David MacKay is a Professor at the Cavendish Laboratory in Cambridge. He is an expert on renewable energy, and has just published a book with the above title (find it at www.withouthotair.com). His opinions on renewables in general, and wind power in particular, are doubly interesting, as he has just been appointed as Chief Scientific Adviser to the Minister for Energy and Climate Change, Ed Miliband.
Professor MacKay struggles very hard to be balanced and even-handed, but it is impossible to read his chapters on wind power without concluding that he has very serious doubts about the technology -- and therefore, presumably, about this government's "Dash for Wind". Forgive me, by the way, for returning obsessively to the subject of wind energy, but I believe it poses a huge threat to the British economy, firstly because British wind power will be hopelessly uncompetitive --two to three times as expensive as French nuclear power -- and secondly because the government's plans are simply undeliverable, and we are threatened with a capacity short-fall in a few years' time which will leave us liable to power cuts, rolling blackouts and the three-day-week.

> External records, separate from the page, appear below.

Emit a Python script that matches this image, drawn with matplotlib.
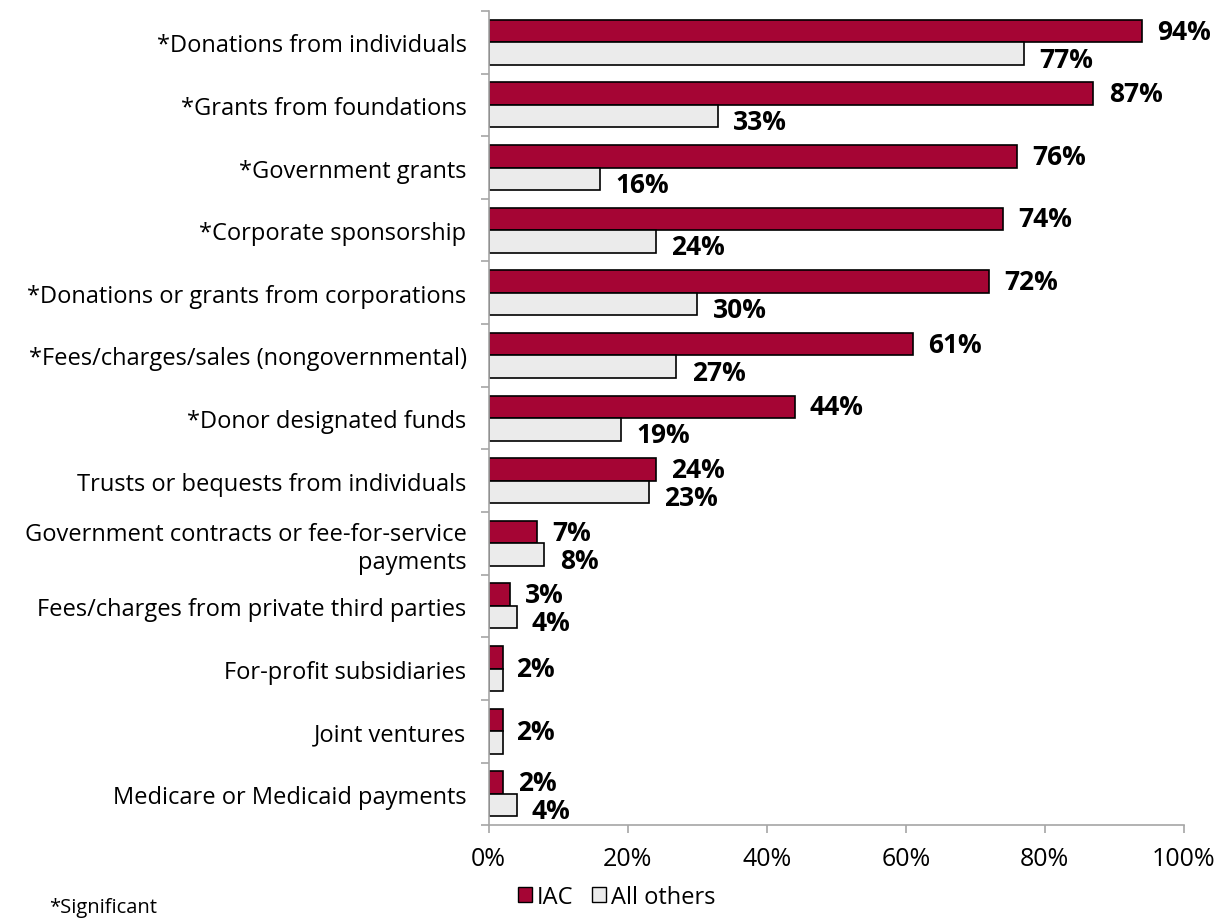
import numpy as np
import matplotlib.pyplot as plt
from matplotlib.patches import Patch

# funding sources, listed top to bottom
sources = [
    "*Donations from individuals",
    "*Grants from foundations",
    "*Government grants",
    "*Corporate sponsorship",
    "*Donations or grants from corporations",
    "*Fees/charges/sales (nongovernmental)",
    "*Donor designated funds",
    "Trusts or bequests from individuals",
    "Government contracts or fee-for-service\npayments",
    "Fees/charges from private third parties",
    "For-profit subsidiaries",
    "Joint ventures",
    "Medicare or Medicaid payments",
]
iac = [94, 87, 76, 74, 72, 61, 44, 24, 7, 3, 2, 2, 2]
others = [77, 33, 16, 24, 30, 27, 19, 23, 8, 4, 2, 2, 4]
# rows where the two shares coincide get just one label
single_label = [False] * 10 + [True, True, False]

red = "#A50534"
grey = "#EBEBEB"

plt.rcParams['font.family'] = ['Open Sans', 'DejaVu Sans']

fig = plt.figure(figsize=(12.28, 9.2), dpi=100)
ax = fig.add_axes([0.398, 0.102, 0.566, 0.885])

n = len(sources)
y = np.arange(n)
h = 0.36
ax.barh(y - h / 2, iac, height=h, color=red, edgecolor="black", linewidth=1.2, label="IAC")
ax.barh(y + h / 2, others, height=h, color=grey, edgecolor="black", linewidth=1.2, label="All others")

lbl = dict(textcoords="offset points", va="center", ha="left", fontsize=19, fontweight="bold")
for i in range(n):
    if single_label[i]:
        ax.annotate(f"{iac[i]}%", (max(iac[i], others[i]), y[i]), xytext=(10, 0), **lbl)
        continue
    ax.annotate(f"{iac[i]}%", (iac[i], y[i] - h / 2), xytext=(11, 0), **lbl)
    ax.annotate(f"{others[i]}%", (others[i], y[i] + h / 2), xytext=(11, -4), **lbl)

ax.set_ylim(n - 0.5, -0.5)
ax.set_xlim(0, 100)
ax.set_xticks(np.arange(0, 101, 20))
ax.set_xticklabels([f"{t}%" for t in range(0, 101, 20)])
ax.set_yticks(y)
ax.set_yticklabels(sources)
ax.set_yticks(np.arange(-0.5, n, 1), minor=True)

ax.tick_params(axis="y", which="major", length=0, pad=16, labelsize=17)
ax.tick_params(axis="y", which="minor", length=6, color="#A6A6A6", width=1.2)
ax.tick_params(axis="x", length=6, color="#A6A6A6", width=1.2, pad=9, labelsize=18)

for side in ["top", "right"]:
    ax.spines[side].set_visible(False)
for side in ["left", "bottom"]:
    ax.spines[side].set_color("#A6A6A6")
    ax.spines[side].set_linewidth(1.2)

handles = [Patch(facecolor=red, edgecolor="black", label="IAC"),
           Patch(facecolor=grey, edgecolor="black", label="All others")]
fig.legend(handles=handles, loc="center", bbox_to_anchor=(0.502, 0.024), ncol=2,
           frameon=False, fontsize=17, handlelength=0.6, handleheight=0.6,
           handletextpad=0.2, columnspacing=0.8)

fig.text(0.04, 0.013, "*Significant", fontsize=14.5, ha="left", va="center")

fig.savefig("out.png", dpi=100)
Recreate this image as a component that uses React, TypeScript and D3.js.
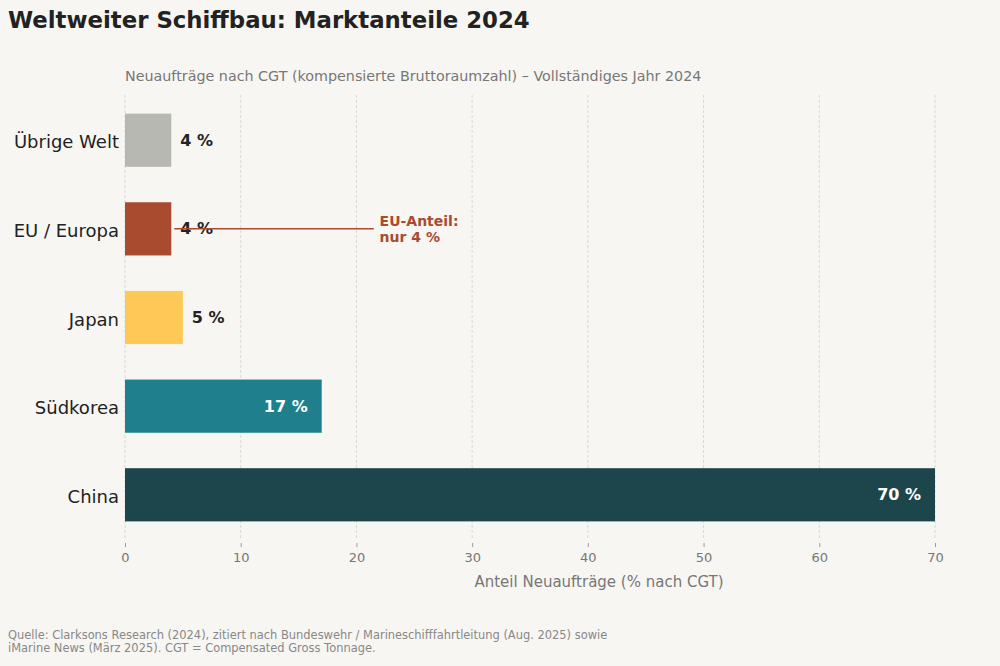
import { useEffect, useRef } from 'react';
import * as d3 from 'd3';

// Marktanteile Neuaufträge 2024 (% nach CGT)
const categories = ['Übrige Welt', 'EU / Europa', 'Japan', 'Südkorea', 'China'];
const shares = [4, 4, 5, 17, 70];
const barColors = ['#b8b8b3', '#a84b2f', '#ffc857', '#1f7f8c', '#1c464c'];
const xTicks = [0, 10, 20, 30, 40, 50, 60, 70];
const footnoteLines = [
  'Quelle: Clarksons Research (2024), zitiert nach Bundeswehr / Marineschifffahrtleitung (Aug. 2025) sowie',
  'iMarine News (März 2025). CGT = Compensated Gross Tonnage.',
];

const FONT = 'DejaVu Sans, sans-serif';

const App = () => {
  const svgRef = useRef<SVGSVGElement>(null);

  useEffect(() => {
    const width = 1000;
    const height = 666;
    const svg = d3.select(svgRef.current)
      .attr('width', width)
      .attr('height', height);
    svg.selectAll('*').remove();

    svg.append('rect')
      .attr('width', width)
      .attr('height', height)
      .attr('fill', '#f7f6f2');

    // Scales
    const x = d3.scaleLinear().domain([0, 70]).range([125, 935]);
    const y = d3.scaleBand()
      .domain(categories)
      .range([95, 540])
      .paddingInner(0.4)
      .paddingOuter(0.21);

    // Title + subtitle
    svg.append('text')
      .attr('x', 8)
      .attr('y', 28)
      .attr('font-family', FONT)
      .attr('font-weight', 'bold')
      .attr('font-size', 22.8)
      .attr('fill', '#222')
      .text('Weltweiter Schiffbau: Marktanteile 2024');

    svg.append('text')
      .attr('x', 125)
      .attr('y', 81)
      .attr('font-family', FONT)
      .attr('font-size', 14.3)
      .attr('fill', '#777')
      .text('Neuaufträge nach CGT (kompensierte Bruttoraumzahl) – Vollständiges Jahr 2024');

    // Grid lines
    svg.append('g')
      .selectAll('line')
      .data(xTicks)
      .join('line')
      .attr('x1', d => x(d))
      .attr('x2', d => x(d))
      .attr('y1', 95)
      .attr('y2', 540)
      .attr('stroke', '#d0d0cc')
      .attr('stroke-width', 0.8)
      .attr('stroke-dasharray', '3,2');

    // X axis
    const axis = svg.append('g')
      .attr('transform', 'translate(0,543)')
      .call(d3.axisBottom(x).tickValues(xTicks).tickSize(4).tickPadding(6));
    axis.select('.domain').remove();
    axis.selectAll('.tick line').attr('stroke', '#999');
    axis.selectAll('.tick text')
      .attr('font-family', FONT)
      .attr('font-size', 13)
      .attr('fill', '#777');

    svg.append('text')
      .attr('x', 599)
      .attr('y', 587)
      .attr('text-anchor', 'middle')
      .attr('font-family', FONT)
      .attr('font-size', 15)
      .attr('fill', '#777')
      .text('Anteil Neuaufträge (% nach CGT)');

    // Category labels
    svg.append('g')
      .selectAll('text')
      .data(categories)
      .join('text')
      .attr('x', 119)
      .attr('y', d => y(d)! + y.bandwidth() / 2)
      .attr('dy', '0.45em')
      .attr('text-anchor', 'end')
      .attr('font-family', FONT)
      .attr('font-size', 18)
      .attr('fill', '#222')
      .text(d => d);

    // Bars
    svg.append('g')
      .selectAll('rect')
      .data(categories)
      .join('rect')
      .attr('x', x(0))
      .attr('y', d => y(d)!)
      .attr('width', (d, i) => x(shares[i]) - x(0))
      .attr('height', y.bandwidth())
      .attr('fill', (d, i) => barColors[i]);

    // Value labels
    svg.append('g')
      .selectAll('text')
      .data(categories)
      .join('text')
      .attr('x', (d, i) => shares[i] > 10 ? x(shares[i]) - 14 : x(shares[i]) + 9)
      .attr('y', d => y(d)! + y.bandwidth() / 2)
      .attr('dy', '0.35em')
      .attr('text-anchor', (d, i) => shares[i] > 10 ? 'end' : 'start')
      .attr('font-family', FONT)
      .attr('font-weight', 'bold')
      .attr('font-size', 16)
      .attr('fill', (d, i) => shares[i] > 10 ? '#fff' : '#222')
      .text((d, i) => `${shares[i]} %`);

    // EU annotation
    const euY = y('EU / Europa')! + y.bandwidth() / 2;
    svg.append('line')
      .attr('x1', x(4) + 3)
      .attr('x2', x(21.5))
      .attr('y1', euY)
      .attr('y2', euY)
      .attr('stroke', '#a84b2f')
      .attr('stroke-width', 1.5);
    const ann = svg.append('text')
      .attr('x', x(22))
      .attr('y', euY - 3)
      .attr('font-family', FONT)
      .attr('font-weight', 'bold')
      .attr('font-size', 14)
      .attr('fill', '#a84b2f');
    ann.append('tspan').attr('x', x(22)).text('EU-Anteil:');
    ann.append('tspan').attr('x', x(22)).attr('dy', 16).text('nur 4 %');

    // Footnote
    svg.append('g')
      .selectAll('text')
      .data(footnoteLines)
      .join('text')
      .attr('x', 8)
      .attr('y', (d, i) => 639 + i * 12.5)
      .attr('font-family', FONT)
      .attr('font-size', 11.45)
      .attr('fill', '#888')
      .text(d => d);

    return () => {
      d3.select(svgRef.current).selectAll('*').remove();
    };
  }, []);

  return <svg ref={svgRef} style={{ position: 'absolute', left: 0, top: 0, display: 'block' }}></svg>;
};

export default App;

The good Professor debunks a lot of the glib claims of campaigners. "Offshore wind could power all UK homes", they cry. Yes, replies MacKay, but homes represent only 4% of British energy demand.
He asks how much power we could plausibly generate from on-shore wind, and bases his calculation on 10% of the UK land area. This figure, when you think about it, is enormous, and many might think it not plausible at all. At that rate, wind might provide 20 KWh per person per day. That's about half the energy used to drive an average fossil-fuel car thirty miles a day. And to do this, we should require 50 times the entire wind turbine fleet of Denmark -- one of the most wind-intensive countries in Europe.
Offshore wind, he estimates, could produce some 16KWh per person per day. But only if we committed an area two-thirds the size of Wales to offshore wind (which is only viable in shallow coastal waters). To deliver wind on this scale would require a girdle of wind farms round most of the country, playing havoc with sea-lanes and fisheries. Professor MacKay points out that these turbines would require nearly ten times more steel and concrete than would be required to build equivalent nuclear capacity.
The Government's off-shore plans are more modest, envisaging only 4 KWh per person per day. But even this, says the Professor, needs 10,000 -- ten thousand -- 3MW turbines, at a cost of around £33 billion. Fifty jack-up barges would be needed to install them to the government's schedule, and these alone would cost another £3 billion. That's billion with a "B", not million with an "M".
He lets slip another fascinating detail about offshore wind. Most of the cost-benefit calculations offered by wind advocates are based on a turbine design-life of 25 years, with production and installation costs amortised over a quarter of a century. But Professor MacKay records that at the big Horns Reef offshore wind farm in Denmark, all 80 turbines had to be dismantled and repaired after only eighteen months. In the UK, at the Kentish Flats site, a third needed new gear-boxes in the same period. Current offshore turbine designs are clearly not sufficiently robust for their very challenging and corrosive environment.
Taking all these points together, it is very clear that we need a re-think on wind energy. I am delighted that a man with such a realistic view as Professor MacKay will be a key adviser to our Climate Change Minister -- at least until May next year.